Paul Biya, president of Cameroon for 43 (long) years, is 92 years old. As I write this column, mid-week, he is about to be declared the winner in the latest cycle of presidential elections. Barring dramatic street action or the random course of nature drawing the curtains on him, he will have another seven years, taking him to 50 years in power at close to 100 years of age! Biya’s longevity in power is only bettered by Equatorial Guinea’s Teodoro Obiang, ruler since 1979. His son is the heir apparent.
There is no guarantee that if Biya left power, either through the ballot or the streets, Cameron will be better governed, or that its citizens will have better lives. In fact, quite the opposite is likely. If he leaves in a carefully choreographed manner, as happened in Angola and Zimbabwe in 2017, where presidents in both countries had ruled for nearly 40 years, there is a high possibility of continuity rather than radical change – his system of rule will endure without him. This has been the story of post-independence Africa. Changes of leaders and governments, but scarcely disruption in the existing structures. No revolutionary overthrow of existing political systems and social structures.
Public anger is often directed at the ruler, not the system. Rapturous celebrations ensue every time a president is forced out of power either by street protests or military putsch, or a combination of popular uprising and military intervention, as happened most recently in Madagascar last week. There is little focus, however, on whether replacing an aloof, corrupt, and inefficient incumbent president with an army colonel who seizes power in the shadows of popular uprising represents real change; often, it doesn’t.
In Uganda, after 40 years of one-man rule, there is revulsion and charged clamour for change. We have a decayed and dysfunctional political system, pervasive inefficiency, blatant official corruption, impunity in the exercise of State power, and personal profiteering at the expense of the public good. A distorted, in fact, broken regime of politics.

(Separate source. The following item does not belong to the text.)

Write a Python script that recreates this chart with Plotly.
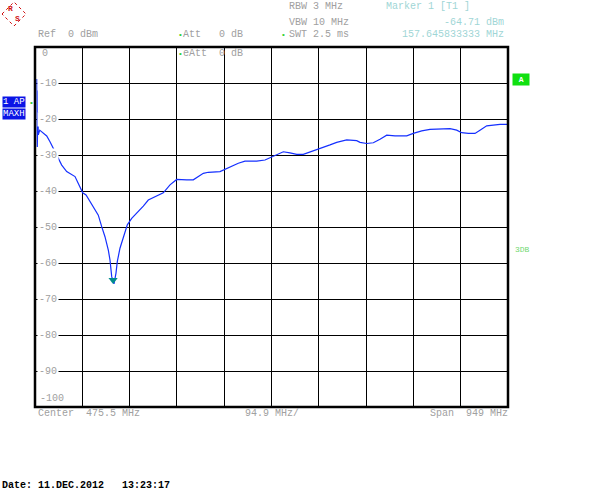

Yet, popular anger is directed at the potentate – the ruler at the top. It is easy to see why Mr Museveni is the singular target of blame and public indignation: he is an imperial president. His hand is in every corner that matters. He exercises limitless power in every consequential aspect and agency of government. Were he to leave power, even if his replacement is evidently worse or at best a continuation of the same, wild street celebrations will erupt despite his departure being only of the man at the top and not an overhaul of his system of rule.
As some perceptive analysts, better brains than your columnist, have aptly noted, Museveni will go, no question, but Musevenism and Pax-Musevenica will likely endure unless there is a deliberate movement to dismantle the system of rule he entrenched and presided over. To be sure, he inherited at least parts of this system when he took power in 1986, but perpetuated all manner of ills despite the lofty promise of a fundamental change. It is easy to make grand promises in the moment of triumphalism and exhilaration, but power has a way of corrupting and entrapping those wielding it. Mr Museveni fought a war on a platform of dismantling the colonial state inherited at independence. He pledged to bring about a totally new political order. Remarkably, though, he has done an excellent job reproducing that very colonial state.

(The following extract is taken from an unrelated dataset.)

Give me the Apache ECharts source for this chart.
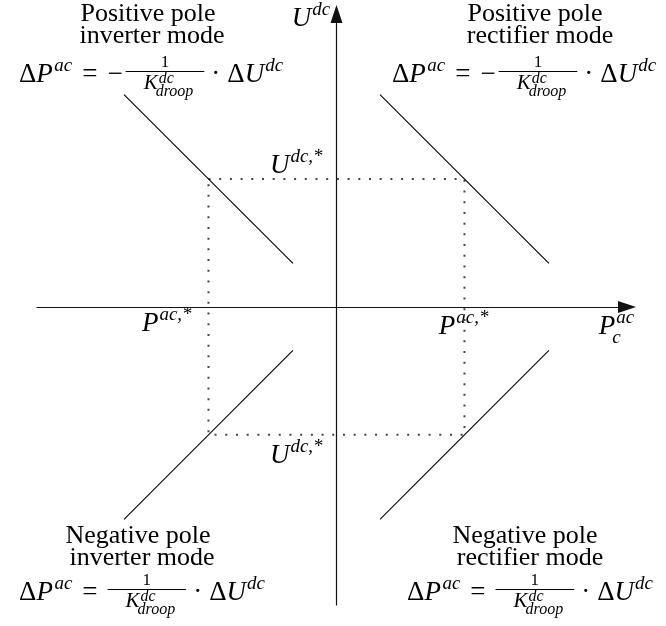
<!DOCTYPE html>
<html>
<head>
<meta charset="utf-8">
<script src="https://cdn.jsdelivr.net/npm/echarts@6/dist/echarts.min.js"></script>
<style>
  html, body { margin: 0; padding: 0; background: #fff; }
  #chart { width: 666px; height: 626px; }
</style>
</head>
<body>
<div id="chart"></div>
<script>
// Normalised set-points: P^{ac,*} = ±1, U^{dc,*} = ±1
const setPointBox = [[-1, 1], [1, 1], [1, -1], [-1, -1], [-1, 1]];

// Droop characteristic segments, one per pole / converter mode
const posInverter  = [[-1.66, 1.66], [-0.34, 0.34]];
const posRectifier = [[0.34, 1.66], [1.66, 0.34]];
const negInverter  = [[-1.66, -1.66], [-0.34, -0.34]];
const negRectifier = [[0.34, -1.66], [1.66, -0.34]];

// Axis extents (normalised units)
const xExtent = [-2.34, 2.27];
const yExtent = [-2.33, 2.29];

// Quadrant captions: text lines and the sign in front of the droop fraction
const quadrantTitles = [
  ['Positive pole', 'inverter mode'],
  ['Positive pole', 'rectifier mode'],
  ['Negative pole', 'inverter mode'],
  ['Negative pole', 'rectifier mode']
];
const quadrantSigns = ['\u2212', '\u2212', '', ''];

const chart = echarts.init(document.getElementById('chart'), null, { renderer: 'canvas' });

const arrowPath = 'path://M6,0L12,18L0,18Z';
const axisLineStyle = { color: '#111', width: 1.2 };

function axisCfg(extent) {
  return {
    type: 'value',
    min: extent[0],
    max: extent[1],
    axisLine: {
      show: true,
      onZero: true,
      symbol: ['none', arrowPath],
      symbolSize: [12, 18],
      lineStyle: axisLineStyle
    },
    axisTick: { show: false },
    axisLabel: { show: false },
    splitLine: { show: false }
  };
}

function droopSeries(data) {
  return {
    type: 'line',
    data: data,
    symbol: 'none',
    silent: true,
    lineStyle: { color: '#000', width: 1.1 },
    z: 3
  };
}

chart.setOption({
  animation: false,
  backgroundColor: '#fff',
  grid: { left: 37, right: 39, top: 14, bottom: 21, outerBoundsMode: 'none' },
  xAxis: axisCfg(xExtent),
  yAxis: axisCfg(yExtent),
  series: [
    {
      type: 'line',
      data: setPointBox,
      symbol: 'none',
      silent: true,
      lineStyle: { color: '#444', width: 2, type: [2, 8.7], cap: 'butt' },
      z: 2
    },
    droopSeries(posInverter),
    droopSeries(posRectifier),
    droopSeries(negInverter),
    droopSeries(negRectifier)
  ]
});

// ---- math-style text typesetting helpers ----
const FAMILY = '"Liberation Serif", "Times New Roman", serif';
const ST = 26;       // caption text size
const S0 = 27;       // math base size
const S1 = 19;       // superscript size
const SN = 17;       // fraction numerator size
const SK = 21;       // fraction denominator base size
const S2 = 16;       // scripts on the denominator
const SUP = 11;      // superscript raise
const THICK = 10;    // space around relations
const MED = 7;       // space around binary operators
const mctx = document.createElement('canvas').getContext('2d');

function fontOf(size, it) { return (it ? 'italic ' : '') + size + 'px ' + FAMILY; }
function widthOf(t, size, it) { mctx.font = fontOf(size, it); return mctx.measureText(t).width; }
function baseOff(size, it) {
  mctx.font = fontOf(size, it);
  mctx.textBaseline = 'middle';
  const d = mctx.measureText('H').actualBoundingBoxDescent;
  mctx.textBaseline = 'alphabetic';
  return d;
}
function textEl(t, x, baseline, size, it, align) {
  return {
    type: 'text',
    x: x,
    y: baseline - baseOff(size, it),
    silent: true,
    style: {
      text: t,
      font: fontOf(size, it),
      fill: '#000',
      align: align || 'left',
      verticalAlign: 'middle',
      textAlign: align || 'left',
      textVerticalAlign: 'middle'
    }
  };
}
function shiftEls(els, dx) {
  els.forEach(function (e) {
    if (e.type === 'rect') e.shape.x += dx; else e.x += dx;
  });
}

// ΔP^ac = [sign] 1/K^dc_droop · ΔU^dc, centred on cx with baseline B
function droopFormula(sign, cx, B) {
  const els = [];
  let x = 0;
  function put(t, s, it, dy) {
    els.push(textEl(t, x, B + (dy || 0), s, it));
    x += widthOf(t, s, it);
  }
  put('\u0394', S0, false);
  put('P', S0, true); x += 1.5;
  put('ac', S1, true, -SUP);
  x += THICK; put('=', S0, false); x += THICK;
  if (sign) { put(sign, S0, false); x += 3; }

  const numW = widthOf('1', SN, false);
  const kW = widthOf('K', SK, true);
  const scriptW = Math.max(widthOf('dc', S2, true), widthOf('droop', S2, true));
  const denW = kW + scriptW;
  const padL = 18, padR = 9;
  const barW = denW + padL + padR;
  const fx = x;
  els.push(textEl('1', fx + (barW - numW) / 2, B - 15, SN, false));
  const dx = fx + padL;
  els.push(textEl('K', dx, B + 7, SK, true));
  els.push(textEl('dc', dx + kW + 1, B + 1, S2, true));
  els.push(textEl('droop', dx + kW - 2, B + 14, S2, true));
  els.push({ type: 'rect', silent: true, shape: { x: fx, y: B - 11, width: barW, height: 1 }, style: { fill: '#000' } });
  x += barW;

  x += MED; put('\u00B7', S0, false); x += MED;
  put('\u0394', S0, false);
  put('U', S0, true); x += 1;
  put('dc', S1, true, -SUP);
  shiftEls(els, cx - x / 2);
  return els;
}

// Base letter with superscript (and optional subscript), left-aligned at x
function scripted(base, sup, sub, x, B) {
  const els = [textEl(base, x, B, S0, true)];
  const bx = x + widthOf(base, S0, true);
  els.push(textEl(sup, bx + 1, B - SUP, S1, true));
  if (sub) els.push(textEl(sub, bx - 3, B + 9, S1, true));
  return els;
}

// Caption layout: line centres and baselines per quadrant
const captionLayout = [
  { cx: [148, 152, 151], base: [21, 43, 82] },
  { cx: [535, 540, 524], base: [21, 43, 82] },
  { cx: [138, 142, 142], base: [543, 565, 600] },
  { cx: [525, 530, 530], base: [543, 565, 600] }
];

// Axis and set-point labels, anchored in data units (left edge, baseline)
const axisLabels = [
  { base: 'U', sup: 'dc', at: [-0.35, 2.20] },
  { base: 'P', sup: 'ac', sub: 'c', at: [2.05, -0.21] },
  { base: 'P', sup: 'ac,*', at: [0.80, -0.21] },
  { base: 'P', sup: 'ac,*', at: [-1.52, -0.19] },
  { base: 'U', sup: 'dc,*', at: [-0.52, 1.05] },
  { base: 'U', sup: 'dc,*', at: [-0.52, -1.22] }
];

const graphics = [];
quadrantTitles.forEach(function (lines, i) {
  const lay = captionLayout[i];
  graphics.push(textEl(lines[0], lay.cx[0], lay.base[0], ST, false, 'center'));
  graphics.push(textEl(lines[1], lay.cx[1], lay.base[1], ST, false, 'center'));
  droopFormula(quadrantSigns[i], lay.cx[2], lay.base[2]).forEach(function (e) { graphics.push(e); });
});
axisLabels.forEach(function (l) {
  const p = chart.convertToPixel({ gridIndex: 0 }, l.at);
  scripted(l.base, l.sup, l.sub, p[0], p[1]).forEach(function (e) { graphics.push(e); });
});

chart.setOption({ graphic: { elements: graphics } });
</script>
</body>
</html>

Top leadership in a country matters a great deal, especially in ours lacking well-established and functional public institutions. But leadership at the top is not all. Political leaders overrate their abilities to change society; they over-promise and assign to themselves tasks beyond their pay grade. The citizens, on their part, exaggerate how much a government of political elites and bureaucrats can do to improve overall socioeconomic conditions and, especially, achieve structural transformation.
The truth is that a country’s fate, present and future, the wellbeing of citizens, and collective prosperity of a nation, are outcomes of society in its entirety, including leadership at different levels, local and national, institutional and individual, corporate and community. There are examples around the world of visionary leaders who engineered socioeconomic transformation, set the pillars of long-term stability, and oversaw a march from poverty to prosperity of their people, but they did so within specific sociocultural contexts. Individual innovation and ingenuity, collective productivity and quality of national output, the ethos and attitudes that define a people and feed into and fuel the ambition to climb out of poverty or demand better government, are the sorts of ingredients an individual leader has very little control over.
Africans rightly desire leadership change in vain hope of a socioeconomic turnaround. Instead of the promised prosperity, however, disillusionment and disappointment often follow. Changing leaders can be the easier feat; a tougher task is that of structural change and propelling prosperity.